Friday and Saturday have been stay in my dorm and work days for me. I know, blah. I keep reminding myself that I am here as a student. I'm not really on vacation. I ventured out to Starbucks by myself on Friday. I went with Amanda to Starbucks on Saturday morning, and then, Jordan, on Saturday afternoon. Then I walked to the little restaurant down the street by the convenience store to get fish and chips this evening. I'm not sure what's going on with them, but their fish isn't as good as it was last week; even the chips are different. I am going to have to find another place. Oh yeah, the Indian food that I ate with Ashley this week sucked. I am definitely a picky eater; there is no changing that, I suppose. I am trying, however. Tomorrow, I must stay in my room again and work. Being scholarly is draining me... I did sleep in until 9:50 am this morning, London time.

It rained on and off today. I could title this blog: "The Rain." It rains randomly here. Actually, it rained in on my window sill today as I worked at my desk in my dorm room. I like my view of the building next door from my room. Although, I have to remember that if I can see them, they can certainly see me.

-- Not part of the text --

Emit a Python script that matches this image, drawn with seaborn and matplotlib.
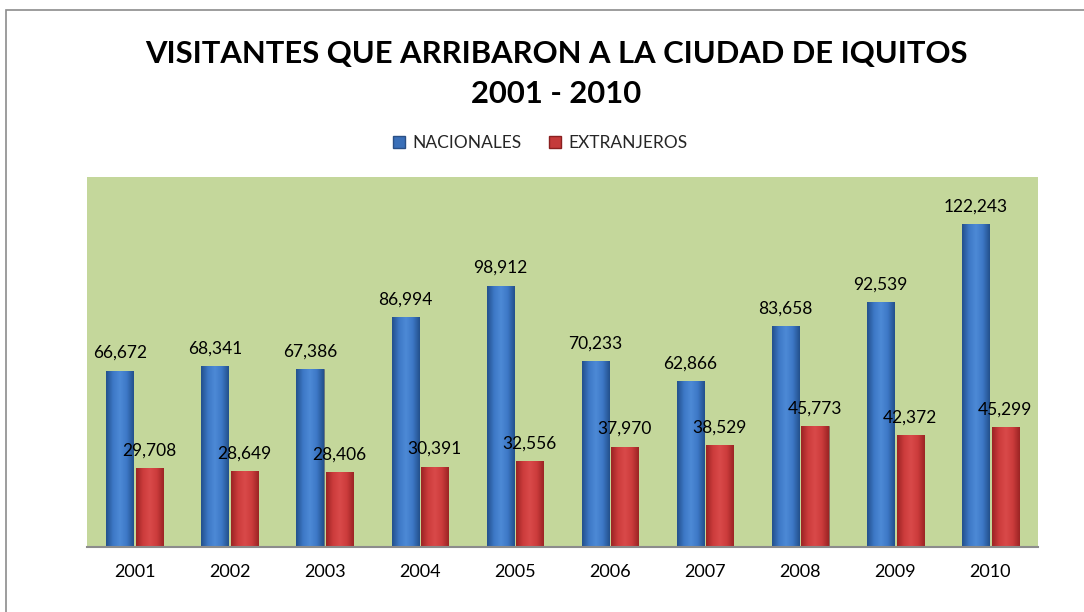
import numpy as np
import pandas as pd
import matplotlib.pyplot as plt
import seaborn as sns
from matplotlib.colors import LinearSegmentedColormap
from matplotlib.patches import Rectangle, Patch

# Data
years = ['2001', '2002', '2003', '2004', '2005', '2006', '2007', '2008', '2009', '2010']
nacionales = [66672, 68341, 67386, 86994, 98912, 70233, 62866, 83658, 92539, 122243]
extranjeros = [29708, 28649, 28406, 30391, 32556, 37970, 38529, 45773, 42372, 45299]
series_names = ['NACIONALES', 'EXTRANJEROS']
title = 'VISITANTES QUE ARRIBARON A LA CIUDAD DE IQUITOS\n2001 - 2010'

df = pd.DataFrame({
    'year': years * 2,
    'value': nacionales + extranjeros,
    'tipo': [series_names[0]] * len(years) + [series_names[1]] * len(years),
})

sns.set_theme(style="white")
plt.rcParams['font.family'] = ['Lato', 'DejaVu Sans']

blue = '#3a6fb8'
red = '#c53a3a'

fig = plt.figure(figsize=(10.84, 6.12), dpi=100)
ax = fig.add_axes([87 / 1084, 1 - 547 / 612, (1038 - 87) / 1084, (547 - 177) / 612])
ax.set_facecolor('#c4d79b')

sns.barplot(data=df, x='year', y='value', hue='tipo', palette=[blue, red],
            width=0.62, gap=0.08, saturation=1, ax=ax, legend=False)

# cylinder style shading
cmap_b = LinearSegmentedColormap.from_list('b', ['#23508c', '#3d78c6', '#4d8ad6', '#3d78c6', '#23508c'])
cmap_r = LinearSegmentedColormap.from_list('r', ['#9c2424', '#cc3c3c', '#d94a4a', '#cc3c3c', '#9c2424'])
grad = np.linspace(0, 1, 64).reshape(1, -1)
for cont, cm in zip(ax.containers, [cmap_b, cmap_r]):
    for p in cont.patches:
        x0, y0 = p.get_x(), p.get_y()
        w, h = p.get_width(), p.get_height()
        im = ax.imshow(grad, extent=[x0, x0 + w, y0, y0 + h], aspect='auto',
                       cmap=cm, zorder=p.get_zorder() + 0.1, interpolation='bicubic')
        im.set_clip_path(p)
        p.set_edgecolor('#5a5a5a')
        p.set_linewidth(0.4)
    ax.bar_label(cont, labels=[f'{v:,.0f}' for v in cont.datavalues],
                 padding=7, fontsize=12.5, color='black', zorder=5)

ax.set_xlim(-0.5, len(years) - 0.5)
ax.set_ylim(0, 140000)
ax.set_yticks([])
ax.set_xlabel('')
ax.set_ylabel('')
for s in ['left', 'right', 'top']:
    ax.spines[s].set_visible(False)
ax.spines['bottom'].set_color('#8c8c8c')
ax.spines['bottom'].set_linewidth(1.5)
ax.tick_params(axis='x', length=0, pad=12, labelsize=13, colors='black')

fig.text(556 / 1084, 1 - 74 / 612, title, ha='center', va='center', fontsize=22.3,
         fontweight='bold', linespacing=1.5, color='black')

handles = [Patch(facecolor=blue, edgecolor='#2a4f85'), Patch(facecolor=red, edgecolor='#8a2020')]
fig.legend(handles, series_names, loc='center', bbox_to_anchor=(540 / 1084, 1 - 143 / 612),
           ncol=2, frameon=False, fontsize=12.5, handlelength=0.7, handleheight=0.7,
           handletextpad=0.4, columnspacing=1.6)

fig.patches.append(Rectangle((6 / 1084, -0.1), 1.2, 1 - 10 / 612 + 0.1, transform=fig.transFigure,
                             fill=False, edgecolor='#8c8c8c', linewidth=1.2))

fig.savefig('out.png', dpi=100, facecolor='white')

I posted two new academic blog posts today; I really hope that they like them (my professors that is; that's what counts). It is time for bed now, and I really wish the police, or whatever, sirens would stop. The city is busy here. There was a fatal traffic accident in front of our dorms last night: one person was killed. You have to be careful in the city, well, careful anywhere that you may go.

I will try to catch up my previous skipped blogs tomorrow night if I have time; it is now morning in London. Gosh, I am in England; I keep forgetting.